Mazindol General Information
Although this medicine is not an amphetamine, it has many amphetamine-like effects. It suppresses appetite by working on specific areas in the brain, though studies have shown that appetite suppressants are more effective when combined with behavior therapy than when they are taken alone. Each dose of Mazindol works for 8 to 15 hours.
Mazindol Cautions and Warnings
Do not take Mazindol if you have heart disease, high blood pressure, thyroid disease, or glaucoma, or if you are sensitive or allergic to it or any other appetite suppressant. Do not use it if you are prone to emotional agitation or substance abuse, since appetite suppressants are inclined to be abused.
Possible Side Effects
- Common: a false sense of well-being, nervousness, euphoria (feeling “high”), overstimulation, restlessness, and trouble sleeping.
- Less common: palpitations, high blood pressure, drowsiness or sedation, weakness, dizziness, tremor, headache, dry mouth, nausea, vomiting, diarrhea or other intestinal disturbances, rash, itching, changes in sex drive, hair loss, muscle pains, difficulty urinating, sweating, chills, blurred vision, and fever.
Mazindol Drug Interactions
- Taking other stimulants (including decongestants, some asthma medicines, nonprescription cold remedies) together with Mazindol may result in excessive stimulation.
- Taking this medicine within 2 weeks of taking any monoamine oxidase (MAO) inhibitor drug may result in very high blood pressure.
- Appetite suppressants may reduce the effects of some medicines used to treat high blood pressure.
- One case of Lithium toxicity occurred in a person taking that drug in combination with Mazindol.
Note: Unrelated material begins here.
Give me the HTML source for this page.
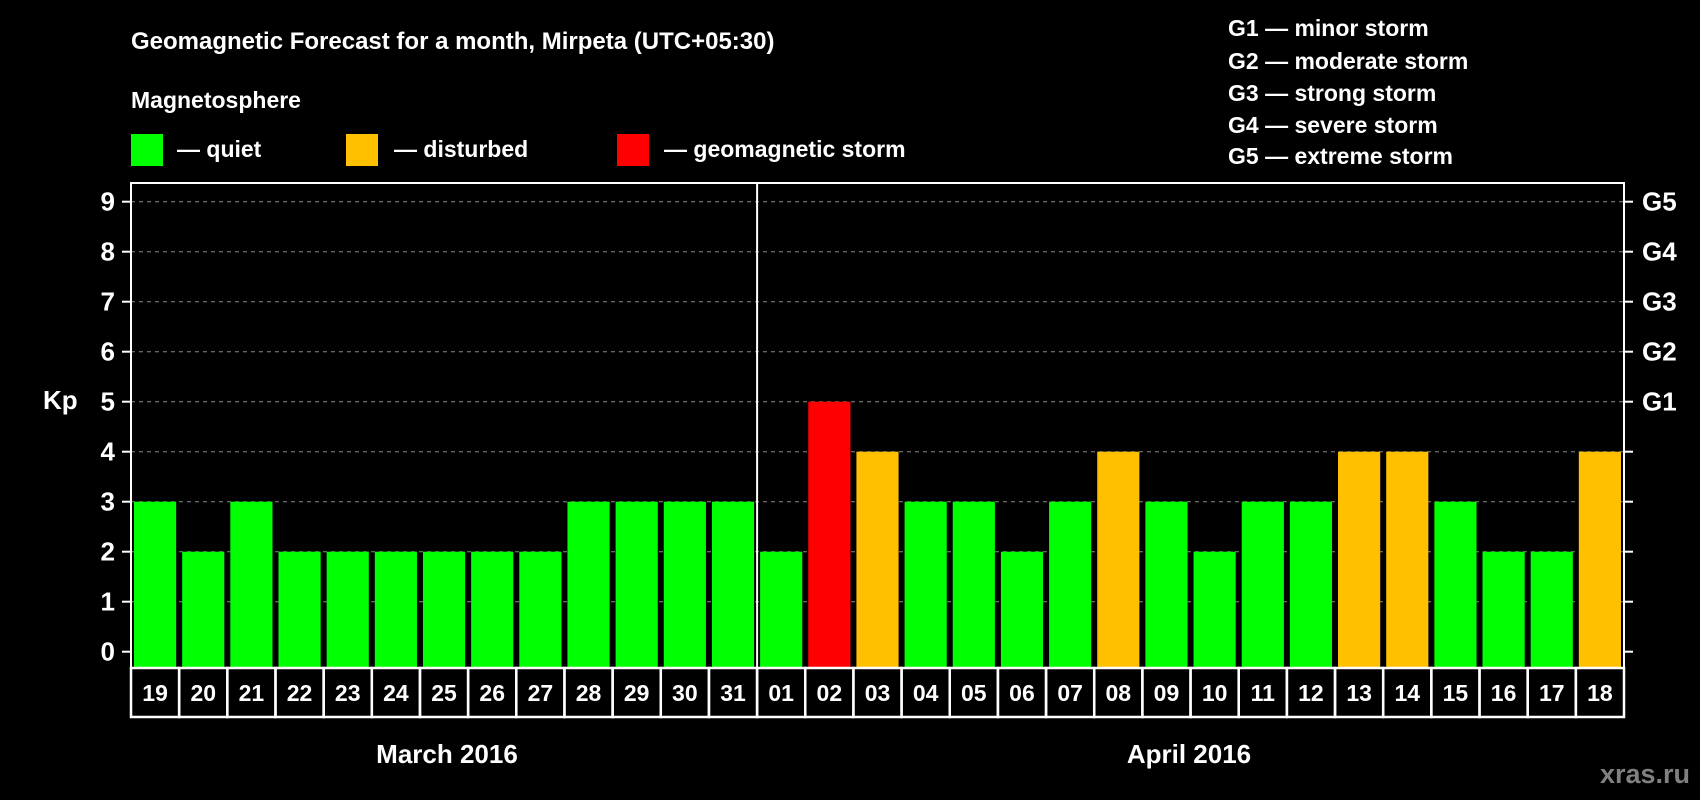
<!DOCTYPE html>
<html><head><meta charset="utf-8"><style>
body{margin:0;background:#000;}
svg{display:block;font-family:"Liberation Sans",Arial,sans-serif;font-weight:bold;}
</style></head><body>
<svg id="c" width="1700" height="800" viewBox="0 0 1700 800">
<rect width="1700" height="800" fill="#000"/>
<text x="131" y="49" fill="#fff" font-size="24">Geomagnetic Forecast for a month, Mirpeta (UTC+05:30)</text>
<text x="131" y="108" fill="#fff" font-size="23">Magnetosphere</text>
<g><rect x="131" y="134" width="32" height="32" fill="#00ff00"/><text x="177" y="157" fill="#fff" font-size="23">— quiet</text></g>
<g><rect x="346" y="134" width="32" height="32" fill="#ffc000"/><text x="394" y="157" fill="#fff" font-size="23">— disturbed</text></g>
<g><rect x="617" y="134" width="32" height="32" fill="#ff0000"/><text x="664" y="157" fill="#fff" font-size="23">— geomagnetic storm</text></g>
<g fill="#fff" font-size="23">
<text x="1228" y="36">G1 — minor storm</text>
<text x="1228" y="69">G2 — moderate storm</text>
<text x="1228" y="101">G3 — strong storm</text>
<text x="1228" y="133">G4 — severe storm</text>
<text x="1228" y="164">G5 — extreme storm</text>
</g>
<text x="43" y="409" fill="#fff" font-size="26">Kp</text>
<text x="447" y="763" fill="#fff" font-size="26" text-anchor="middle">March 2016</text>
<text x="1189" y="763" fill="#fff" font-size="26" text-anchor="middle">April 2016</text>
<text x="1690" y="783" fill="#808080" font-size="27" text-anchor="end">xras.ru</text>
<g id="plot"></g>
</svg>
<script>
const days = ["19","20","21","22","23","24","25","26","27","28","29","30","31","01","02","03","04","05","06","07","08","09","10","11","12","13","14","15","16","17","18"];
const kpValues = [3,2,3,2,2,2,2,2,2,3,3,3,3,2,5,4,3,3,2,3,4,3,2,3,3,4,4,3,2,2,4];
const yTicks = [0,1,2,3,4,5,6,7,8,9];
const gLabels = ["","","","","","G1","G2","G3","G4","G5"];
const marchCount = 13;

const NS="http://www.w3.org/2000/svg";
const g=document.getElementById('plot');
const L=131,R=1624,T=183,B=668;
const slot=(R-L)/days.length;
const y=v=>651.7-v*50;
const x=i=>L+i*slot;
function mk(tag,attrs,parent){const e=document.createElementNS(NS,tag);for(const k in attrs)e.setAttribute(k,attrs[k]);(parent||g).appendChild(e);return e;}
yTicks.forEach((v,i)=>{
  if(v>0){const gl=mk('line',{x1:L,x2:R,y1:y(v),y2:y(v),stroke:'#888','stroke-dasharray':'4,4','stroke-width':1});
  
  }
  const t1=mk('line',{x1:L-9,x2:L,y1:y(v),y2:y(v),stroke:'#fff','stroke-width':2});
  
  
  const t2=mk('line',{x1:R,x2:R+9,y1:y(v),y2:y(v),stroke:'#fff','stroke-width':2});
  
  
  const lt=mk('text',{x:115,y:y(v)+9,fill:'#fff','font-size':26,'text-anchor':'end'});lt.textContent=v;
  
  
  if(gLabels[i]){const gt=mk('text',{x:1642,y:y(v)+9,fill:'#fff','font-size':26});gt.textContent=gLabels[i];
  
  }
});
kpValues.forEach((v,i)=>{
  const col=v>=5?'#ff0000':(v>=4?'#ffc000':'#00ff00');
  const b=mk('rect',{x:x(i)+3,y:y(v),width:slot-6,height:B-y(v),fill:col});
  
  
  const c=mk('rect',{x:x(i),y:B,width:slot,height:49,fill:'none',stroke:'#fff','stroke-width':2.5});
  
  
  const t=mk('text',{x:x(i)+slot/2,y:B+33,fill:'#fff','font-size':23,'text-anchor':'middle'});t.textContent=days[i];
  
  
});
const fr=mk('rect',{x:L,y:T,width:R-L,height:B-T,fill:'none',stroke:'#fff','stroke-width':2});


const ml=mk('line',{x1:x(marchCount),x2:x(marchCount),y1:T,y2:B,stroke:'#fff','stroke-width':2});


</script>
</body></html>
Do not crush or chew this product. Mazindol may be taken on a full stomach to reduce stomach upset caused by the drug.
1 mg 3 times a day, 1 hour before meals; or 2 mg once a day, before lunch.
Symptoms of overdosage are restlessness, tremors, shallow breathing, confusion, hallucinations, and fever. These symptoms may be followed by fatigue and depression. Additional symptoms are changes in blood pressure, cold and clammy skin, nausea, vomiting, diarrhea, and stomach cramps. Take the victim to a hospital emergency room immediately, and ALWAYS bring the medicine bottle.
Mazindol Special Information
Do not take any appetite suppressant for more than 12 weeks as part of a weight-control program, and take it only under a doctor’s supervision. This medicine will not reduce body weight by itself. You must limit or modify your diet and follow your exercise regimen (if applicable).
Appetite suppressants often cause dry mouth, which increases the chances of dental cavities and gum disease. Pay special attention to oral hygiene if you are taking this medicine. The dry mouth usually can be relieved with sugarless candy, gum, or ice chips.
If you forget to take a dose of Mazindol, skip the missed dose and go back to your regular schedule. Do not take a double dose.
Mazindol Special Populations
Studies have shown that large doses of Mazindol may damage an unborn baby. All appetite suppressants, including Mazindol, should be avoided by women who are or could become pregnant. In cases where this drug is considered essential by your doctor, its potential benefits must be weighed against its possible hazards.
It is not known if Mazindol passes into breast milk. Nursing mothers should not take any appetite suppressant.
Older adults should not take this medicine unless prescribed by a doctor. It can aggravate diabetes or high blood pressure, conditions common in older adults.